---- PROVIDED DATA

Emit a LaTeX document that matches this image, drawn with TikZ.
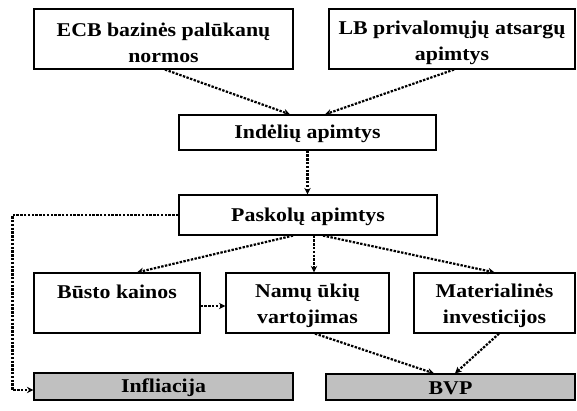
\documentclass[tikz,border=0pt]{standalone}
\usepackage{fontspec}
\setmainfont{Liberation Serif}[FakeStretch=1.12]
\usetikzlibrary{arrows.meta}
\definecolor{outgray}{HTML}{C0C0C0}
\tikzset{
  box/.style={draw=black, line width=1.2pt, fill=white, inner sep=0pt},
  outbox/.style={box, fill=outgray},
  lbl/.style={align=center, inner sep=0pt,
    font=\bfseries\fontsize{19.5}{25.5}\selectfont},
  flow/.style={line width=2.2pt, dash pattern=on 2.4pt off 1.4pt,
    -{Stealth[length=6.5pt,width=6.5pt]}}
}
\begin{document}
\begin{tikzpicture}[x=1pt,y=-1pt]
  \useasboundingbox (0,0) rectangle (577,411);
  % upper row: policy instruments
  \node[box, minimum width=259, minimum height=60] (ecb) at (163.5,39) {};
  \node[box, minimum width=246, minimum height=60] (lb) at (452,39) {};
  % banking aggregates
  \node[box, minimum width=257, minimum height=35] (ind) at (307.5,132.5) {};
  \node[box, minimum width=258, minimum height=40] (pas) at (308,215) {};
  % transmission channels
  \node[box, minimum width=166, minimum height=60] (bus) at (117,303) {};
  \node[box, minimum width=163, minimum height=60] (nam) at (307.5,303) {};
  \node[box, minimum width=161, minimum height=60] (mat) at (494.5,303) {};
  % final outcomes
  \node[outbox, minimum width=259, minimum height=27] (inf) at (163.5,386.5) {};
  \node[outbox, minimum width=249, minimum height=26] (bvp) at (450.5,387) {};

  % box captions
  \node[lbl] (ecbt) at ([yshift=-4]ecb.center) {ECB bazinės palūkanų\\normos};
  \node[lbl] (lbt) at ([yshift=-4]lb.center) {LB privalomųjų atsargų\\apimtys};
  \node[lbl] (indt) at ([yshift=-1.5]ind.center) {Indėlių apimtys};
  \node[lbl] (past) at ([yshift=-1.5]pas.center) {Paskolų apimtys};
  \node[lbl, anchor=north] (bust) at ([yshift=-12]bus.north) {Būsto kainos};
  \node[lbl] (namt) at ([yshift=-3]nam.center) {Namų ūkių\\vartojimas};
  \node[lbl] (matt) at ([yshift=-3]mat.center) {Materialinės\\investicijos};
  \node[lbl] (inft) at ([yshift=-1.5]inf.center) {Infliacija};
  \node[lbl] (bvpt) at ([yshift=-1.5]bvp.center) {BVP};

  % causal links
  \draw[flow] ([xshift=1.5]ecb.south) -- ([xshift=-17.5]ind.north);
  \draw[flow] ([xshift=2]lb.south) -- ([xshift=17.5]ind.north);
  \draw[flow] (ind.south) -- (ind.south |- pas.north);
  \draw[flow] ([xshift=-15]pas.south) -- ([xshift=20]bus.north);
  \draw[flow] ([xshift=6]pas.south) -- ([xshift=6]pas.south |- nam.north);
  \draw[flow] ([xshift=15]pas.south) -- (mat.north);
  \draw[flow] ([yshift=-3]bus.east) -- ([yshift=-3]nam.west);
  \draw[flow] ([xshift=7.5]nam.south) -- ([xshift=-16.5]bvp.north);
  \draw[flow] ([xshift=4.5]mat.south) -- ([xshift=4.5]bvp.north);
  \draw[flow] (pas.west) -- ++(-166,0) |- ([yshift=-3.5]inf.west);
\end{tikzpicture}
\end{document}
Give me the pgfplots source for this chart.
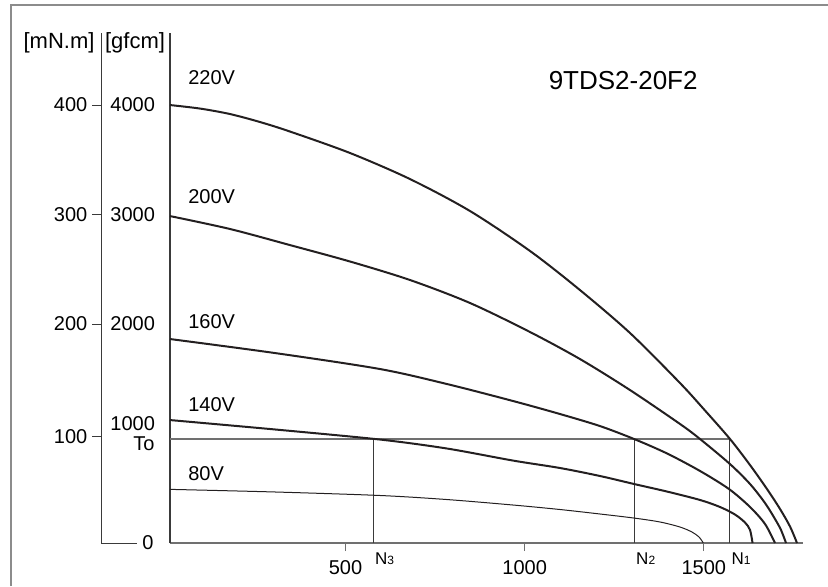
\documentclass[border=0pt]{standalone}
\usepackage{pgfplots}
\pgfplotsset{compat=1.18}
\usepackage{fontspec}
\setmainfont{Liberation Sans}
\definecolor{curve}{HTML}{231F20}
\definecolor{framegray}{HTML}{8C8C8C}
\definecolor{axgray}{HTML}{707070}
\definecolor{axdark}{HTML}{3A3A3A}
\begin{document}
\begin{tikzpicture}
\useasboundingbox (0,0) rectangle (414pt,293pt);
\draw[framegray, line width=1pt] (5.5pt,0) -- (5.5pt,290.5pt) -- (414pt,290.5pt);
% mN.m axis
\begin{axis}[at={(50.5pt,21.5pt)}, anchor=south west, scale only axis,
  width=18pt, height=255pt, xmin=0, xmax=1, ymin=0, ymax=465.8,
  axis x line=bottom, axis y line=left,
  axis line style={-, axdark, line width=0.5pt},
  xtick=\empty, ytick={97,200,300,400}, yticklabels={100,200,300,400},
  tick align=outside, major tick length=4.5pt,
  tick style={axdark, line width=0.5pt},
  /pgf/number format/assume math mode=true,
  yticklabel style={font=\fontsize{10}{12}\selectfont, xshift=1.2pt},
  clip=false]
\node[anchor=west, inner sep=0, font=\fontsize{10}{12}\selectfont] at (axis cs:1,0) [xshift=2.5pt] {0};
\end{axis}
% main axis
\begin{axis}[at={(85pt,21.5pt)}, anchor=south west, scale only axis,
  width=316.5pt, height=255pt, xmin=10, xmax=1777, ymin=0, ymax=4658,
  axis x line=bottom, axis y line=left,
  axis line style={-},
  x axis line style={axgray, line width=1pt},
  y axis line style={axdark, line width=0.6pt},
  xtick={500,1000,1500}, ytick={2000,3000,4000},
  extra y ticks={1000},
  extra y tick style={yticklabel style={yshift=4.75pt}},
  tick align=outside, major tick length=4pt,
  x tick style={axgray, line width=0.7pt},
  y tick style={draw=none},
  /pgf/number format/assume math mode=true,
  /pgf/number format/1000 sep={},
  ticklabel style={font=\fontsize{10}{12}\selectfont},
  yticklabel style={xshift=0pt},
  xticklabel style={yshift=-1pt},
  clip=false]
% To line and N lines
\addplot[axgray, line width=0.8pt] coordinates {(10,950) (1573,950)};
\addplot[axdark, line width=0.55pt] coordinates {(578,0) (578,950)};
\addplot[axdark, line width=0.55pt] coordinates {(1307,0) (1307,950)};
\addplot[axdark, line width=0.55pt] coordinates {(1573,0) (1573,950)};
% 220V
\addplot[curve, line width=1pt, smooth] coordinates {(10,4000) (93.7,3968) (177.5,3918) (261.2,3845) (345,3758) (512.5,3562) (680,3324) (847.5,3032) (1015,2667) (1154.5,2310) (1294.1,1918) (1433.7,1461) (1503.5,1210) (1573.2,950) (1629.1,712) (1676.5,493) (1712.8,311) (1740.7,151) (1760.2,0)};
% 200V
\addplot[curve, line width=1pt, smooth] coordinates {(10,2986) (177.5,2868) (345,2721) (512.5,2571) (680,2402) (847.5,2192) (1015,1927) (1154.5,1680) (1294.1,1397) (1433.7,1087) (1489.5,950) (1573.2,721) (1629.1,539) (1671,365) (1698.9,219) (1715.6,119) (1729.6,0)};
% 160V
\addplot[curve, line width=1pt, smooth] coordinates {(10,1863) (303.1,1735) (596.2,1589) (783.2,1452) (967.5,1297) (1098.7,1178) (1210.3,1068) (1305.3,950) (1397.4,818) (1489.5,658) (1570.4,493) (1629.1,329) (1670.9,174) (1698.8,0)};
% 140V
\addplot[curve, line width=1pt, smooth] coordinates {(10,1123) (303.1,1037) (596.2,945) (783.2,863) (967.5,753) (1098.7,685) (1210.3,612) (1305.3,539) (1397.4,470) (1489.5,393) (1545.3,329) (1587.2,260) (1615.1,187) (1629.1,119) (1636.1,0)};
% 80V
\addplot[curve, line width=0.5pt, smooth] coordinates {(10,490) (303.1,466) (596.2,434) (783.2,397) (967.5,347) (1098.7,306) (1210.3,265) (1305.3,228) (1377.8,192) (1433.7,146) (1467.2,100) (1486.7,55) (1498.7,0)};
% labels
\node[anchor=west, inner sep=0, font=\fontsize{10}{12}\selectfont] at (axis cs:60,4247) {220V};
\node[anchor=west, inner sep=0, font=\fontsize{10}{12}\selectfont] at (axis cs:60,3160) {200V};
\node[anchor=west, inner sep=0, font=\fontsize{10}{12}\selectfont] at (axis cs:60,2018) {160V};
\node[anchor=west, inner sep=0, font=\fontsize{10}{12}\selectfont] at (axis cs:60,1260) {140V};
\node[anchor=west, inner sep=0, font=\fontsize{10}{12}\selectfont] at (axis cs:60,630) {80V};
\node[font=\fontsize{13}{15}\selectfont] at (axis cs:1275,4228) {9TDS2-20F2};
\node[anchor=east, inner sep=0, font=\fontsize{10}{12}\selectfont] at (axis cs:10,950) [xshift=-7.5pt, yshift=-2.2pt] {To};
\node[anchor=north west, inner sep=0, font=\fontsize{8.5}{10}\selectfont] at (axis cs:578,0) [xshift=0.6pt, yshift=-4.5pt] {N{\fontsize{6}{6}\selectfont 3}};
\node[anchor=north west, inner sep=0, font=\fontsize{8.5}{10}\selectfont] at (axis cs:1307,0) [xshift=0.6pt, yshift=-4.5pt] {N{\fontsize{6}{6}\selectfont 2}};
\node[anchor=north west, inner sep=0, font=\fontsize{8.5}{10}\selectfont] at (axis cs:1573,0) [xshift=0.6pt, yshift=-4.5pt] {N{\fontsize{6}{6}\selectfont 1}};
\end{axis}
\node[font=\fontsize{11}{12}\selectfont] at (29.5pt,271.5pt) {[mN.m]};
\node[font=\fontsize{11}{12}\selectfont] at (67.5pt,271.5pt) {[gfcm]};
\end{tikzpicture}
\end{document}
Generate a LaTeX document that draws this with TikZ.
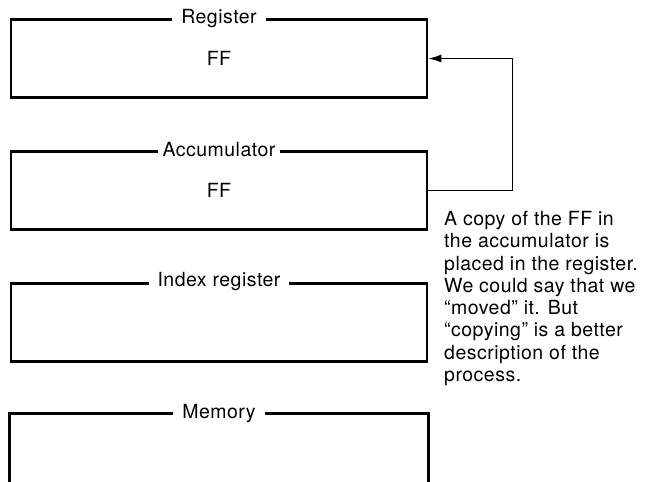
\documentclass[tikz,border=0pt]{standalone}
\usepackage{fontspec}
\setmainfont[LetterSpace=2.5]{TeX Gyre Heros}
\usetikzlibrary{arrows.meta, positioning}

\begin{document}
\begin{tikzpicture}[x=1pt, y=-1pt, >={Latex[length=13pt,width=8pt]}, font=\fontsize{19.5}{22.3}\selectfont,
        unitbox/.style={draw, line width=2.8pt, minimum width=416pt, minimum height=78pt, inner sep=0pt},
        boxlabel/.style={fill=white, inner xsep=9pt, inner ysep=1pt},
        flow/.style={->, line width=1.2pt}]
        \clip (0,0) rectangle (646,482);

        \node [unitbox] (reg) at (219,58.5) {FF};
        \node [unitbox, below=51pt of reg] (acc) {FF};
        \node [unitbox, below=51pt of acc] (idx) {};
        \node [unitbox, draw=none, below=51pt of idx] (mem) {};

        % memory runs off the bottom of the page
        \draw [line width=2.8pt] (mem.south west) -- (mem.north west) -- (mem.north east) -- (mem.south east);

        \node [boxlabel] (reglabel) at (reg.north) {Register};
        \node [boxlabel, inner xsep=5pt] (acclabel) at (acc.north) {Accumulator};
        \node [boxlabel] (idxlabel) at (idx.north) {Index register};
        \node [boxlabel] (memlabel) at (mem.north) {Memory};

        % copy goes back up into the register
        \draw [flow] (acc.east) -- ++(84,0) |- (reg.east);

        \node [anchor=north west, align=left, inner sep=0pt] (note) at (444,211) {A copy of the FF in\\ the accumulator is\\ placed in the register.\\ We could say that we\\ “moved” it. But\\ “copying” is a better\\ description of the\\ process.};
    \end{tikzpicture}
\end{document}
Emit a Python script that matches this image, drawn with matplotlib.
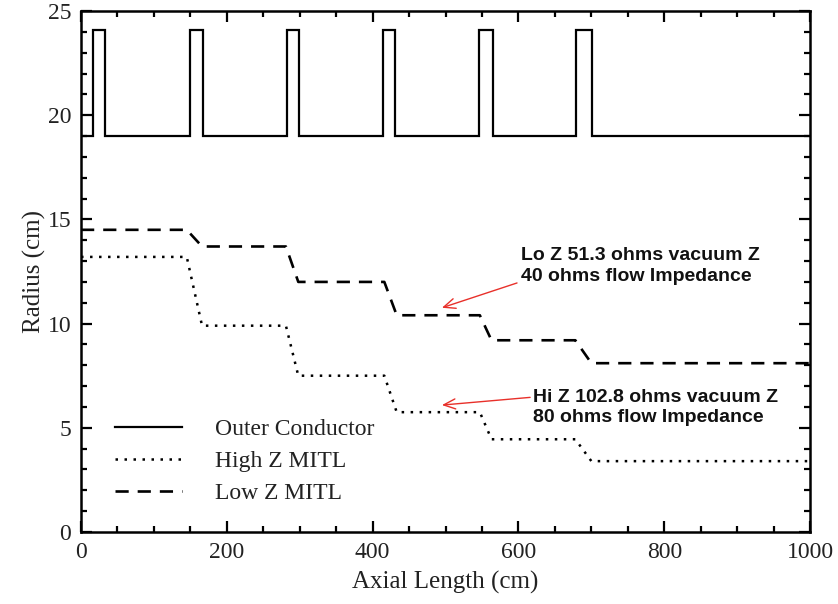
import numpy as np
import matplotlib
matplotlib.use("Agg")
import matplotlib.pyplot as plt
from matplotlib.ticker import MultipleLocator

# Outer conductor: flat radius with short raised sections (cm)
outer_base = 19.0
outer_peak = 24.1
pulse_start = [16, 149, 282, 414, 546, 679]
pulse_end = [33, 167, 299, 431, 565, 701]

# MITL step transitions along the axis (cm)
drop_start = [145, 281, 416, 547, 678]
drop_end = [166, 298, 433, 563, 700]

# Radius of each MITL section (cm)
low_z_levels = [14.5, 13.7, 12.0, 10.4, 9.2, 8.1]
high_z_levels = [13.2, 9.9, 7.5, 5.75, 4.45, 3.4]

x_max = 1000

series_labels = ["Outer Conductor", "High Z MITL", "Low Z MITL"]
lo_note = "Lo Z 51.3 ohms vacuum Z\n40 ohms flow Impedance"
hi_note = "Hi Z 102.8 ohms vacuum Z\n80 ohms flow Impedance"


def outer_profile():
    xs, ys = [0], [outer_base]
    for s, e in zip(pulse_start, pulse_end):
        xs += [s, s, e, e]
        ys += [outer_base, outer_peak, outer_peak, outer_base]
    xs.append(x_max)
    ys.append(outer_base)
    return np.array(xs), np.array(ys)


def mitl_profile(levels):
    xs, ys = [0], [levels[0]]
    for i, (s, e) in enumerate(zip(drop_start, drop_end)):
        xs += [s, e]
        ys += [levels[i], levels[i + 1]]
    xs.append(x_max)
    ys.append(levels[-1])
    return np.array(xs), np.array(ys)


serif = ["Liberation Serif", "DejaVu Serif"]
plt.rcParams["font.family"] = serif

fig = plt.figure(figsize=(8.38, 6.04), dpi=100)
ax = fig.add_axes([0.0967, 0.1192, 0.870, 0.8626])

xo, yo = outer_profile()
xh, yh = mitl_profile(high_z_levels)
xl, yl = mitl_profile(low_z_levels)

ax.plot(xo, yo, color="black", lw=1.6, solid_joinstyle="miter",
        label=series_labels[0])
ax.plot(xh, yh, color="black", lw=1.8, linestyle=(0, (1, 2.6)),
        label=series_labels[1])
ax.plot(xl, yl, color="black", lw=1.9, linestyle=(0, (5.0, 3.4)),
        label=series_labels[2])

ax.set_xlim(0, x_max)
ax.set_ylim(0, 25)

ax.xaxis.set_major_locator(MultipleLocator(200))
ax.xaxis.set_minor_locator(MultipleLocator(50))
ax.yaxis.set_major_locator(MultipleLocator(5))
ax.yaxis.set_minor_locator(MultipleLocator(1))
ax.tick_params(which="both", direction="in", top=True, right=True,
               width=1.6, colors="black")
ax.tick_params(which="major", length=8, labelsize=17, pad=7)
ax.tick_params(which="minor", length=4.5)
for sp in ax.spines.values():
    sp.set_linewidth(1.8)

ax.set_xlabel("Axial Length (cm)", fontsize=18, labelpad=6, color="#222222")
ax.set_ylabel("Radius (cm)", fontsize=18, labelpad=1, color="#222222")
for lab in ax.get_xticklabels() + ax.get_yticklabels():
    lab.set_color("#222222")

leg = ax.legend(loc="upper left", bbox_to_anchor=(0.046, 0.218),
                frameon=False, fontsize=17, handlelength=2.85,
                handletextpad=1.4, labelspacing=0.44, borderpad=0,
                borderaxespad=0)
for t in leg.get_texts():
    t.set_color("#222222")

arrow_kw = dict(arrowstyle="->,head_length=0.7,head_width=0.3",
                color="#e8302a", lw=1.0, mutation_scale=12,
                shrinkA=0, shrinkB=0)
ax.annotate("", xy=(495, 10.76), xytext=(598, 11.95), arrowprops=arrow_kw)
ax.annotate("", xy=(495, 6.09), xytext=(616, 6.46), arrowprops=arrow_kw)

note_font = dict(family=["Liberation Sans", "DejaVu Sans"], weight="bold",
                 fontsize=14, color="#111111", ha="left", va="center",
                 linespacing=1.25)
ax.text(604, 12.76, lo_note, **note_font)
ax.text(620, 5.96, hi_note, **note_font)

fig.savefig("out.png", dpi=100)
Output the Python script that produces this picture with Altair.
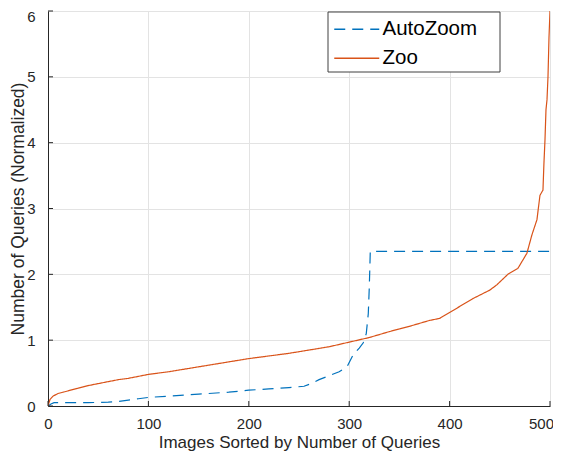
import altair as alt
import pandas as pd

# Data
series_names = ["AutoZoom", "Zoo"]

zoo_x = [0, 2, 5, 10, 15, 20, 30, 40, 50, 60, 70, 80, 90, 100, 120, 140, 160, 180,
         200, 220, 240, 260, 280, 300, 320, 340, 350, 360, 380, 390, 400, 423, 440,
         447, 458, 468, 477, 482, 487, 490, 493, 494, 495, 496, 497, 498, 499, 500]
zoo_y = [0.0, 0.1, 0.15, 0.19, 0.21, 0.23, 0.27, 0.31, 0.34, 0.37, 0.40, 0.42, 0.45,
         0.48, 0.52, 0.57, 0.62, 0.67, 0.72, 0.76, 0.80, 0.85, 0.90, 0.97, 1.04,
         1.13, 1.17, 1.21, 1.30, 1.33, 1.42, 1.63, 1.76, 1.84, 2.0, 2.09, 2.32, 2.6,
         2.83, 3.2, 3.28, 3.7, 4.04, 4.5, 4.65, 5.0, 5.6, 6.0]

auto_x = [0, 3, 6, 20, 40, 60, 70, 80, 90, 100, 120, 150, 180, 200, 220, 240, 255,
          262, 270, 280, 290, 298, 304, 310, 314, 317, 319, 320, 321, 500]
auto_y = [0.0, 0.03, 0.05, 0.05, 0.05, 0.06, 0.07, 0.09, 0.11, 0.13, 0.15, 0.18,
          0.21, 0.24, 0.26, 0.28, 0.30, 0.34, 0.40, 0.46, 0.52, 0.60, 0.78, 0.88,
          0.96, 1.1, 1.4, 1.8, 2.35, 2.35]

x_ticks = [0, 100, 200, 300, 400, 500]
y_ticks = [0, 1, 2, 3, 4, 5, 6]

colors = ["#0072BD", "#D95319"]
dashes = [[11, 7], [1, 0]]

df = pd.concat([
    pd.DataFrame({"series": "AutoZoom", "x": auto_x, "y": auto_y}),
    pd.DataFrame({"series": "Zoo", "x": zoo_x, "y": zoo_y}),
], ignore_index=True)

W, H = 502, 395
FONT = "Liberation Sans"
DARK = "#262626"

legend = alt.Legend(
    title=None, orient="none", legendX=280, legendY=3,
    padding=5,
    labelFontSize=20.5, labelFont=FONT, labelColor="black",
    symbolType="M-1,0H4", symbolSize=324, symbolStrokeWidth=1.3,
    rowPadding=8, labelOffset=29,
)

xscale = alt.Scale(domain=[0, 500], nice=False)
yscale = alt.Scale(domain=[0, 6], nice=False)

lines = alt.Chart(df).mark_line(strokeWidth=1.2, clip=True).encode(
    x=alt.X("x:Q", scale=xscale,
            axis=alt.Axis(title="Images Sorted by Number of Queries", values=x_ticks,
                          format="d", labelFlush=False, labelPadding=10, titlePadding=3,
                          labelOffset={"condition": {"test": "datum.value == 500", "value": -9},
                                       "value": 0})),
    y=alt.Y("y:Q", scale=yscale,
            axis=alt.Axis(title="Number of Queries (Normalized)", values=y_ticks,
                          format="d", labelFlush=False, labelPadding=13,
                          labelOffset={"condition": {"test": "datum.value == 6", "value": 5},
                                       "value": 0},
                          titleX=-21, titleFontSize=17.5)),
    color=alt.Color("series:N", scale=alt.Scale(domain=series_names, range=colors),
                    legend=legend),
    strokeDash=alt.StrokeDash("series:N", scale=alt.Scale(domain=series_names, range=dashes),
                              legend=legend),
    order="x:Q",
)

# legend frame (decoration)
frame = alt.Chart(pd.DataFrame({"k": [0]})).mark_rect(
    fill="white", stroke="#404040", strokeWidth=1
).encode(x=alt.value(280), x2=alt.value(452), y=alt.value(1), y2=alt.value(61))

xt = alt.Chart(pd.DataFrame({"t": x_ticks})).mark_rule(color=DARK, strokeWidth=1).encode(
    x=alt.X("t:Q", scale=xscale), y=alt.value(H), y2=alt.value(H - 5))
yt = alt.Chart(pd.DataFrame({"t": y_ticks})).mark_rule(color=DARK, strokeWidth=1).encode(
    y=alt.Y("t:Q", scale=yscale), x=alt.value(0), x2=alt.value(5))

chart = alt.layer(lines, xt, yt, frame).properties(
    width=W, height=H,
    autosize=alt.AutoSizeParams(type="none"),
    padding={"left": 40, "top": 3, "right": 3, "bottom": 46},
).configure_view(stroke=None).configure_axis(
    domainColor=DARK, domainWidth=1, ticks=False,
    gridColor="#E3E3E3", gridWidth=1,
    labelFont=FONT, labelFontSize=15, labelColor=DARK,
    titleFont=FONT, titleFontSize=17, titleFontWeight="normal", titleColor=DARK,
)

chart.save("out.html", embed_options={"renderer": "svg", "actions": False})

--------

### GIVEN INSTRUCTION
What's needed is an exact copy of the lines above from the one with "Emit a Python" through the one with "from matplotlib.ticker import MultipleLocator", both included; the pictures stay out.

### RESULT OF THE TASK
Emit a Python script that matches this image, drawn with matplotlib.
import numpy as np
import matplotlib
matplotlib.use("Agg")
import matplotlib.pyplot as plt
from matplotlib.ticker import MultipleLocator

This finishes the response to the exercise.